Although the counting for Census 2020 does not start for another year, Mayor Mike Duggan kicked off the Census 2020 campaign Monday to get Detroiters ready to participate in the census. The reason: During the 2010 Census, the City of Detroit had the lowest participation rate of any major city in the country and reversing that trend is paramount for city leaders.
The reasons are simple. Each person who is not counted means the city loses out on $1,800 per year per person for a decade. With 800,000 people in Michigan considered hard-to-reach, getting an accurate count in Detroit goes a long way for the state, too. Those hard-to-reach people are less likely to fill out a form online or answer the door when a census worker knocks. For them, a different strategy is necessary.
“The best person to get residents to fill out a form isn’t necessarily the government. It’s people they trust. It’s people they know,” said Mayor Duggan.
To get to hard-to-reach people in Detroit, Victoria Kovari, executive director for the Detroit 2020 census campaign, has a plan.
- Recruiting neighborhood ambassadors for every Census tract in the city. Ambassadors will attend block club meetings and organize events to get neighbors talking about the Census. They will also be helping in Census Assistance Centers, answering questions in the 150 centers the city plans on opening.
- Hire paid canvassers. The city will be hiring 1,000 canvassers starting this fall to go door-to-door in all 297 city Census tracts, making sure people have taken the survey.
- Educate and motivate. Building off the campaign launch, Kovari’s office will be sending people to every neighborhood group and block club meeting they are invited to during the next year.
To make plan work, Kovari emphasized the need to have broad community participation.
“It’s up to you, it’s up to me, it’s up to all of us to get this right,” she said.
One area those education efforts will focus on is what the census means for the city. While many people know census data is used for drawing new Congressional districts and for determining how many representatives Michigan has in the United States House of Representatives, there are many programs that use the data to determine where to spend their money. From health care to road funding to Head Start, giving people facts about how census data impacts their neighborhoods is important.
For Leah Hill, founder of Kindred Media and Entertainment, this will be her first census as an adult and she wants to make sure her age cohort understands how important it is to take the 10-minute online census survey.

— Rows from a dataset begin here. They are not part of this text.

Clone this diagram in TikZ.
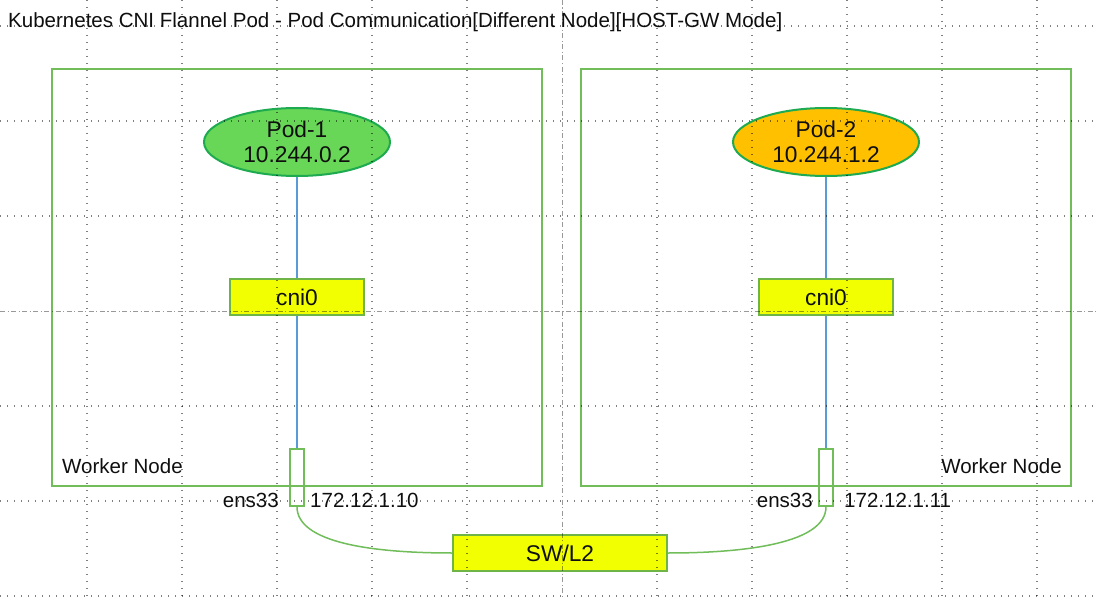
\documentclass[tikz,border=0pt]{standalone}
\usepackage{fontspec}
\setmainfont{Liberation Sans}
\usetikzlibrary{shapes.geometric,calc}

\definecolor{framegreen}{RGB}{112,189,90}
\definecolor{podborder}{RGB}{30,170,80}
\definecolor{podgreen}{RGB}{104,214,86}
\definecolor{podorange}{RGB}{255,192,0}
\definecolor{bridgeyellow}{RGB}{242,255,0}
\definecolor{bridgeborder}{RGB}{110,180,70}
\definecolor{linkblue}{RGB}{91,155,213}
\definecolor{ink}{RGB}{15,15,15}

\begin{document}
\begin{tikzpicture}[x=1bp,y=-1bp,
  workernode/.style={draw=framegreen, line width=1.3bp, minimum width=490bp,
    minimum height=417bp, inner sep=0},
  pod/.style={ellipse, draw=podborder, line width=2bp, minimum width=186bp,
    minimum height=68bp, inner sep=0, align=center, text=ink,
    font=\fontsize{22.8}{25}\selectfont},
  bridge/.style={draw=bridgeborder, fill=bridgeyellow, line width=1.5bp,
    minimum width=134bp, minimum height=36bp, inner sep=0, text=ink,
    font=\fontsize{22.8}{25}\selectfont},
  port/.style={draw=framegreen, line width=1.5bp, minimum width=14bp,
    minimum height=57bp, inner sep=0},
  lbl/.style={inner sep=0, text=ink, font=\fontsize{20.6}{24}\selectfont},
  link/.style={draw=linkblue, line width=1.5bp},
  wire/.style={draw=framegreen, line width=1.5bp},
  gridline/.style={black, opacity=0.5, line width=1.1bp,
    dash pattern=on 1.1bp off 5.9bp},
  centerline/.style={black, opacity=0.4, line width=1bp,
    dash pattern=on 5bp off 2.5bp on 1.1bp off 2.5bp}
]
\useasboundingbox (0,0) rectangle (1096,597);
\fill[white] (0,0) rectangle (1096,597);

% title
\node[lbl, anchor=west, font=\fontsize{20.6}{24}\selectfont] (title) at (8,22)
  {Kubernetes CNI Flannel Pod - Pod Communication[Different Node][HOST-GW Mode]};

% worker nodes
\node[workernode] (wn1) at (297,277.5) {};
\node[workernode] (wn2) at (826,277.5) {};
\node[lbl, anchor=west] (wn1label) at (62,466) {Worker Node};
\node[lbl, anchor=east] (wn2label) at (1062,466) {Worker Node};

% pods
\node[pod, fill=podgreen] (pod1) at (297,142) {Pod-1\\10.244.0.2};
\node[pod, fill=podorange] (pod2) at (826,142) {Pod-2\\10.244.1.2};

% bridges
\node[bridge] (cni1) at (297,297) {cni0};
\node[bridge] (cni2) at (826,297) {cni0};

% host interfaces
\node[port] (port1) at (297,477.5) {};
\node[port] (port2) at (826,477.5) {};
\node[lbl, anchor=east] (if1) at (279,500) {ens33};
\node[lbl, anchor=west] (ip1) at (310,500) {172.12.1.10};
\node[lbl, anchor=east] (if2) at (813,500) {ens33};
\node[lbl, anchor=west] (ip2) at (844,500) {172.12.1.11};

% switch
\node[bridge, minimum width=214bp] (sw) at (560,553) {SW/L2};

% connections
\draw[link] (pod1.south) -- (cni1.north);
\draw[link] (cni1.south) -- (port1.north);
\draw[link] (pod2.south) -- (cni2.north);
\draw[link] (cni2.south) -- (port2.north);
\draw[wire] (port1.south) .. controls +(0,36) and +(-80,0) .. (sw.west);
\draw[wire] (port2.south) .. controls +(0,36) and +(80,0) .. (sw.east);

% page grid
\foreach \gx in {87,182,277,372,467,657,752,847,942,1037}
  \draw[gridline] (\gx,0) -- (\gx,597);
\foreach \gy in {26,121,216,406,501,596}
  \draw[gridline] (0,\gy) -- (1096,\gy);
\draw[centerline] (562,0) -- (562,597);
\draw[centerline] (0,311) -- (1096,311);
\end{tikzpicture}
\end{document}
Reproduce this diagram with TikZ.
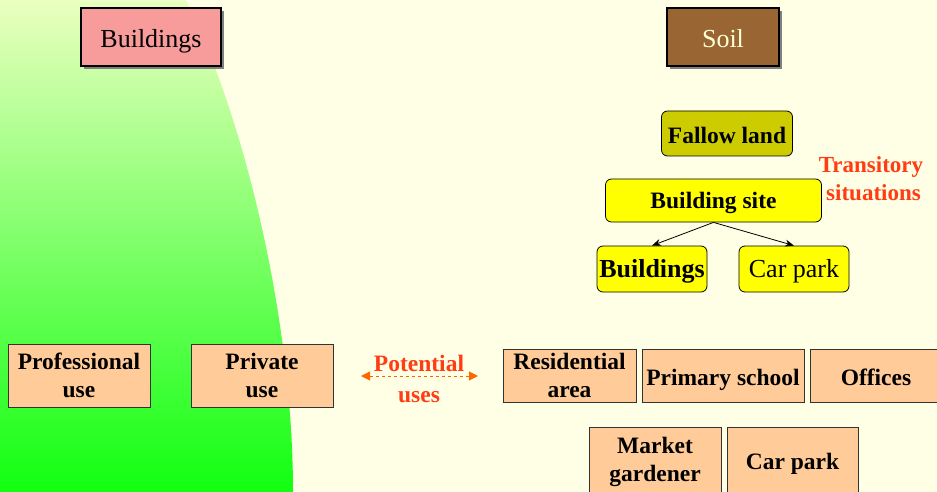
\documentclass[tikz,border=0pt]{standalone}
\usepackage{fontspec}
\setmainfont{Liberation Serif}
\usetikzlibrary{shadows,arrows.meta}
\definecolor{bgcol}{RGB}{255,255,229}
\definecolor{pinkc}{RGB}{247,155,155}
\definecolor{soilc}{RGB}{153,102,51}
\definecolor{soiltxt}{RGB}{255,255,214}
\definecolor{fallowc}{RGB}{204,204,0}
\definecolor{yelc}{RGB}{255,255,0}
\definecolor{peachc}{RGB}{255,204,153}
\definecolor{redtxt}{RGB}{255,60,20}
\definecolor{arrowc}{RGB}{255,102,0}
\definecolor{gtop}{RGB}{234,255,192}
\definecolor{gmid}{RGB}{160,255,136}
\definecolor{gbot}{RGB}{17,255,17}
\begin{document}
\begin{tikzpicture}[x=1pt,y=-1pt,
  topbox/.style={draw=black,line width=1.2pt,inner sep=0pt,
    drop shadow={shadow xshift=3pt,shadow yshift=-3pt,fill=black!50,opacity=1},
    font=\fontsize{26}{30}\selectfont,text height=21pt,text depth=0pt},
  ybox/.style={draw=black,line width=0.8pt,rounded corners=6pt,inner sep=0pt,fill=yelc},
  peach/.style={draw=black!80,line width=0.9pt,inner sep=0pt,fill=peachc,align=center,
    font=\fontsize{23.5}{28}\selectfont\bfseries},
  sline/.style={text height=#1,text depth=0pt},
  sline/.default=18pt,
  boldf/.style={font=\fontsize{23.5}{28}\selectfont\bfseries},
  regf/.style={font=\fontsize{26}{30}\selectfont},
  tip/.style={-{Stealth[length=9pt,width=7pt]}}
]
\useasboundingbox (0,0) rectangle (937,492);
\fill[bgcol] (0,0) rectangle (937,492);
% green area
\shade[top color=gtop,middle color=gmid,bottom color=gbot]
  (0,0) -- (186,0) .. controls (245,120) and (293,320) .. (293,492) -- (0,492) -- cycle;

% top boxes
\node[topbox,fill=pinkc,minimum width=140pt,minimum height=58pt] (topB) at (151,37) {Buildings};
\node[topbox,fill=soilc,text=soiltxt,minimum width=112pt,minimum height=58pt] (soil) at (723,37) {Soil};

% tree
\node[ybox,fill=fallowc,minimum width=131pt,minimum height=45pt,boldf,sline=19pt] (fallow) at (727,133.5) {Fallow land};
\node[ybox,minimum width=216pt,minimum height=43pt,boldf,sline=16pt] (site) at (713.5,200.5) {Building site};
\node[ybox,minimum width=110pt,minimum height=46pt,font=\fontsize{26}{30}\selectfont\bfseries,sline=17pt] (yb) at (652,269) {Buildings};
\node[ybox,minimum width=110pt,minimum height=46pt,regf,sline=17pt] (ycp) at (794,269) {Car park};
\draw[tip,line width=0.8pt] (site.south) -- (yb.north);
\draw[tip,line width=0.8pt] (site.south) -- (ycp.north);
\node[text=redtxt,align=center,font=\fontsize{23}{28}\selectfont\bfseries] (trans) at (871,179) {Transitory\\\hspace*{5pt}situations};

% bottom left
\node[peach,minimum width=142pt,minimum height=63pt] (prof) at (79,375.5) {Professional\\use};
\node[peach,minimum width=142pt,minimum height=63pt] (priv) at (262,375.5) {Private\\use};

% potential uses
\node[text=redtxt,align=center,font=\fontsize{23.5}{31}\selectfont\bfseries] (pot) at (419,379) {Potential\\uses};
\coordinate (pl) at (361,376);
\coordinate (pr) at (478,376);
\draw[arrowc,dashed,line width=1pt,{Triangle[length=9pt,width=9pt]}-{Triangle[length=9pt,width=9pt]}] (pl) -- (pr);

% bottom right
\node[peach,minimum width=133pt,minimum height=53pt] (res) at (569.5,375.5) {Residential\\area};
\node[peach,minimum width=162pt,minimum height=53pt,sline=19pt] (prim) at (723,375.5) {Primary school};
\node[peach,minimum width=132pt,minimum height=53pt,sline=19pt] (off) at (876,375.5) {Offices};
\node[peach,minimum width=132pt,minimum height=70pt] (mkt) at (655,462) {Market\\gardener};
\node[peach,minimum width=131pt,minimum height=70pt,sline=14pt] (cp2) at (792.5,462) {Car park};
\end{tikzpicture}
\end{document}
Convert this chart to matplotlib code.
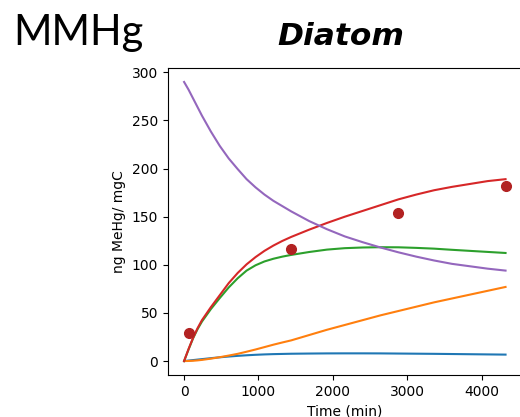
import matplotlib
matplotlib.use("Agg")
import matplotlib.pyplot as plt

# model time grid (min)
time = [0, 60, 120, 180, 240, 360, 480, 600, 720, 840, 960, 1080, 1200, 1320, 1440,
        1680, 1920, 2160, 2400, 2640, 2880, 3120, 3360, 3600, 3840, 4080, 4320]

blue = [0, 0.5, 1, 1.5, 2, 3, 3.9, 4.7, 5.4, 6, 6.5, 6.9, 7.2, 7.4, 7.6,
        7.8, 7.95, 8, 8, 7.95, 7.8, 7.65, 7.5, 7.3, 7.1, 6.9, 6.7]
orange = [0, 0.1, 0.3, 0.7, 1.2, 2.5, 4, 5.7, 7.5, 9.7, 12, 14.5, 17, 19.3, 21.5,
          27, 32.5, 37.5, 42.5, 47.5, 52, 56.5, 61, 65, 69, 73, 77]
green = [0, 12, 23.5, 33, 41, 54, 65.5, 76.5, 86, 94, 99.5, 103.5, 106.3, 108.5, 110.3,
         113.3, 115.8, 117.3, 118, 118.3, 118.2, 117.6, 116.8, 115.6, 114.5, 113.4, 112.3]
red = [0, 12.5, 24, 34, 42.5, 56, 68.5, 81, 91.5, 100.5, 108, 114.5, 120, 124.8, 129,
       136.5, 143.5, 150, 156, 162, 168, 173, 177.5, 181, 184, 187, 189]
purple = [290, 282, 273, 264, 255, 238.5, 223.5, 210.5, 199.5, 189, 180.5, 173, 166.5, 161, 155.5,
          145.5, 137, 129.5, 123.5, 118, 113, 108.5, 104.5, 101, 98.5, 96, 94]

# observations
obs_time = [60, 1440, 2880, 4320]
obs_val = [29, 116, 154, 182]

fig = plt.figure(figsize=(5.2, 4.17), dpi=100)
ax = fig.add_axes([0.3231, 0.1007, 0.680, 0.7362])

ax.plot(time, blue, color="tab:blue", lw=1.5)
ax.plot(time, orange, color="tab:orange", lw=1.5)
ax.plot(time, green, color="tab:green", lw=1.5)
ax.plot(time, red, color="tab:red", lw=1.5)
ax.plot(time, purple, color="tab:purple", lw=1.5)
ax.plot(obs_time, obs_val, "o", color="#b22222", ms=7)

ax.set_xticks([0, 1000, 2000, 3000, 4000])
ax.set_yticks([0, 50, 100, 150, 200, 250, 300])
ax.set_xlabel("Time (min)")
ax.set_ylabel("ng MeHg/ mgC")

fig.text(0.025, 0.892, "MMHg", fontsize=30, family="Lato", va="baseline")
fig.text(0.533, 0.892, "Diatom", fontsize=22.5, family="DejaVu Sans", weight="bold",
         style="italic", va="baseline")

fig.savefig("out.png", dpi=100)
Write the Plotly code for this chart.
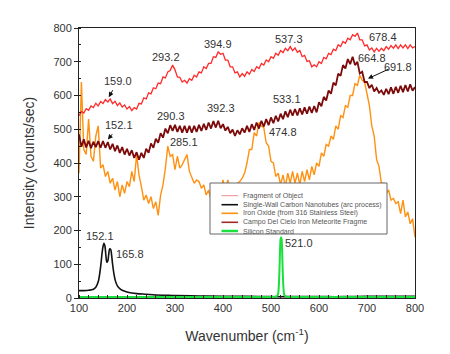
import plotly.graph_objects as go

# ---------------- data ----------------
x_noisy = list(range(100, 805, 5))

fragment_of_object = [
    540, 553, 548, 561, 556, 569, 564, 577, 569, 582,
    576, 588, 581, 590, 576, 583, 570, 578, 566, 572,
    560, 567, 555, 564, 560, 577, 575, 593, 590, 608,
    605, 623, 620, 637, 635, 655, 652, 670, 674, 690,
    676, 655, 654, 640, 645, 637, 650, 645, 660, 655,
    670, 667, 685, 680, 695, 695, 715, 713, 729, 722,
    725, 705, 705, 685, 685, 667, 670, 655, 665, 657,
    670, 663, 677, 671, 685, 680, 695, 690, 705, 700,
    715, 710, 725, 719, 733, 727, 740, 733, 745, 733,
    741, 728, 733, 715, 719, 701, 703, 685, 691, 685,
    700, 695, 713, 709, 725, 721, 737, 733, 750, 745,
    760, 755, 770, 765, 780, 775, 785, 765, 765, 747,
    750, 735, 741, 729, 740, 731, 740, 733, 745, 737,
    748, 740, 750, 739, 750, 741, 750, 739, 750, 741,
    745,
]

campo_del_cielo = [
    485, 448, 470, 446, 466, 444, 463, 447, 465, 445,
    465, 445, 462, 440, 457, 435, 452, 430, 447, 425,
    442, 422, 438, 415, 432, 410, 430, 415, 442, 430,
    458, 445, 472, 460, 488, 475, 502, 488, 512, 495,
    513, 492, 510, 490, 510, 490, 510, 490, 510, 492,
    513, 495, 516, 498, 520, 502, 524, 505, 525, 503,
    515, 496, 507, 488, 499, 480, 497, 485, 503, 490,
    510, 492, 515, 498, 520, 502, 525, 508, 530, 512,
    535, 518, 540, 523, 546, 530, 553, 536, 558, 540,
    560, 541, 562, 544, 565, 546, 567, 548, 569, 550,
    580, 568, 596, 585, 615, 605, 638, 630, 665, 658,
    690, 680, 708, 693, 715, 690, 700, 665, 670, 640,
    640, 622, 632, 612, 622, 608, 615, 602, 620, 604,
    624, 605, 626, 608, 629, 610, 631, 612, 633, 614,
    625,
]

iron_oxide = [
    370, 640, 440, 425, 530, 420, 405, 480, 510, 385,
    395, 360, 375, 340, 355, 320, 345, 300, 335, 310,
    345, 330, 375, 345, 425, 365, 330, 290, 305, 280,
    300, 265, 285, 245, 305, 335, 385, 450, 420, 425,
    380, 420, 385, 395, 410, 425, 375, 360, 340, 350,
    345, 325, 335, 305, 320, 290, 305, 285, 335, 310,
    350, 315, 350, 320, 335, 330, 340, 345, 355, 370,
    400, 440, 440, 490, 480, 520, 510, 505, 460, 450,
    405, 400, 360, 370, 335, 365, 330, 370, 340, 375,
    340, 370, 335, 375, 345, 380, 350, 390, 365, 400,
    390, 430, 420, 455, 450, 480, 470, 510, 500, 540,
    535, 570, 565, 600, 600, 635, 630, 660, 645, 640,
    600, 570, 510, 480, 410, 390, 340, 340, 310, 320,
    290, 295, 280, 285, 250, 290, 240, 255, 220, 235,
    180,
]

x_swcnt = [100, 110, 120, 130, 135, 140, 145, 148, 150, 152, 154, 156, 158,
           160, 162, 164, 166, 168, 170, 173, 176, 180, 185, 190, 200, 210,
           220, 240, 260, 280, 300, 350, 400, 450, 500, 550, 600, 650, 700,
           750, 800]
swcnt = [22, 22, 23, 26, 32, 48, 92, 132, 152, 162, 154, 126, 106,
         110, 130, 146, 144, 126, 100, 70, 50, 36, 28, 23, 18, 15,
         13, 11, 9, 8, 7, 6, 5, 5, 4, 4, 4, 4, 5, 5, 5]

x_silicon = [100, 200, 300, 400, 500, 510, 514, 516, 518, 519, 520, 521,
             522, 523, 524, 526, 528, 532, 540, 600, 700, 800]
silicon = [3, 3, 3, 3, 3, 4, 8, 30, 100, 150, 175, 180,
           175, 150, 100, 30, 8, 4, 3, 3, 3, 3]

peak_labels = [
    ("159.0", 181, 643), ("293.2", 281, 714), ("394.9", 390, 753),
    ("537.3", 537, 768), ("678.4", 733, 773), ("664.8", 710, 710),
    ("691.8", 765, 685), ("152.1", 183, 513), ("290.3", 292, 539),
    ("392.3", 396, 562), ("533.1", 533, 590), ("474.8", 525, 493),
    ("285.1", 319, 463), ("152.1", 144, 184), ("165.8", 206, 130),
    ("521.0", 558, 163),
]
arrows = [  # (tail x, tail y, head x, head y)
    (172, 620, 162, 595),
    (172, 490, 160, 470),
    (748, 680, 702, 650),
]

legend_names = ["Fragment of Object",
                "Single-Wall Carbon Nanotubes (arc process)",
                "Iron Oxide (from 316 Stainless Steel)",
                "Campo Del Cielo Iron Meteorite Fragme",
                "Silicon Standard"]
legend_colors = ["#f08a8a", "#111111", "#ff9010", "#a02828", "#19e03c"]
legend_widths = [1, 1.6, 1.6, 1.6, 2.5]

# ---------------- figure ----------------
fig = go.Figure()
fig.add_trace(go.Scatter(x=x_noisy, y=iron_oxide, mode="lines",
                         line=dict(color="#ff9010", width=1.4), name=legend_names[2]))
fig.add_trace(go.Scatter(x=x_noisy, y=fragment_of_object, mode="lines",
                         line=dict(color="#ff2a2a", width=1.3), name=legend_names[0]))
fig.add_trace(go.Scatter(x=x_noisy, y=campo_del_cielo, mode="lines",
                         line=dict(color="#7d0a0a", width=1.8), name=legend_names[3]))
fig.add_trace(go.Scatter(x=x_swcnt, y=swcnt, mode="lines",
                         line=dict(color="#111111", width=1.6, shape="spline"),
                         name=legend_names[1]))
fig.add_trace(go.Scatter(x=x_silicon, y=silicon, mode="lines",
                         line=dict(color="#19e03c", width=2, shape="spline"),
                         name=legend_names[4]))

for txt, lx, ly in peak_labels:
    fig.add_annotation(x=lx, y=ly, text=txt, showarrow=False,
                       font=dict(size=11, color="#333333",
                                 family="Liberation Sans, Arial, sans-serif"))
for tx, ty, hx, hy in arrows:
    fig.add_annotation(x=hx, y=hy, ax=tx, ay=ty, axref="x", ayref="y",
                       text="", showarrow=True, arrowhead=2, arrowsize=1,
                       arrowwidth=1, arrowcolor="#111111")

# compact hand-drawn legend (paper coordinates)
def px_x(p):
    return (p - 79) / 336.0

def px_y(p):
    return (298 - p) / 270.0

fig.add_shape(type="rect", xref="paper", yref="paper",
              x0=px_x(210), x1=px_x(387), y0=px_y(234), y1=px_y(183),
              fillcolor="white", line=dict(color="#666666", width=1), layer="above")
row_y = [195.7, 204.7, 213.3, 222.3, 231.0]
for name, col, w, ry in zip(legend_names, legend_colors, legend_widths, row_y):
    fig.add_shape(type="line", xref="paper", yref="paper",
                  x0=px_x(221.5), x1=px_x(238), y0=px_y(ry), y1=px_y(ry),
                  line=dict(color=col, width=w), layer="above")
    fig.add_annotation(xref="paper", yref="paper", x=px_x(240.5), y=px_y(ry),
                       xanchor="left", yanchor="middle", text=name, showarrow=False,
                       font=dict(size=7, color="#555555"))

fig.update_layout(
    width=450, height=354,
    margin=dict(l=79, r=35, t=28, b=56),
    paper_bgcolor="white", plot_bgcolor="white",
    font=dict(family="Liberation Sans, Arial, sans-serif", color="#333333"),
    showlegend=False,
)
fig.update_xaxes(range=[100, 800], dtick=100, showgrid=False, zeroline=False,
                 showline=True, linecolor="#222222", linewidth=1, mirror=True,
                 ticks="outside", ticklen=0, tickfont=dict(size=11),
                 minor=dict(dtick=20, ticks="inside", ticklen=3, tickcolor="#222222"),
                 title=dict(text="Wavenumber (cm<sup>-1</sup>)", font=dict(size=14), standoff=17))
fig.update_yaxes(range=[0, 800], dtick=100, showgrid=False, zeroline=False,
                 showline=True, linecolor="#222222", linewidth=1, mirror=True,
                 ticks="outside", ticklen=4, tickcolor="#222222", tickfont=dict(size=11),
                 minor=dict(dtick=50, ticks="inside", ticklen=2, tickcolor="#222222"),
                 title=dict(text="Intensity (counts/sec)", font=dict(size=14), standoff=15))

fig.write_html("out.html")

“There’s really no reason to not take 10 minutes out of your day to make sure our education system is funded, that people have access to health care, and people are well fed,” she said.
Veteran Census participants and volunteers were also on hand to encourage people to participate. Bishop Edgar L. Vann of Second Ebenezer church is one of those veteran Census volunteers, starting during the 1980 Census, when he was young pastor in his ministry career. He noted that in the Census, everyone is counted as one, regardless of race, religion, color, or creed. For that reason, he trumpeted Mayor Duggan’s call to action.
“What I ask you to do is to go to enlist and become a part of what’s going on because the best person to reach a person is the person that somebody already knows.”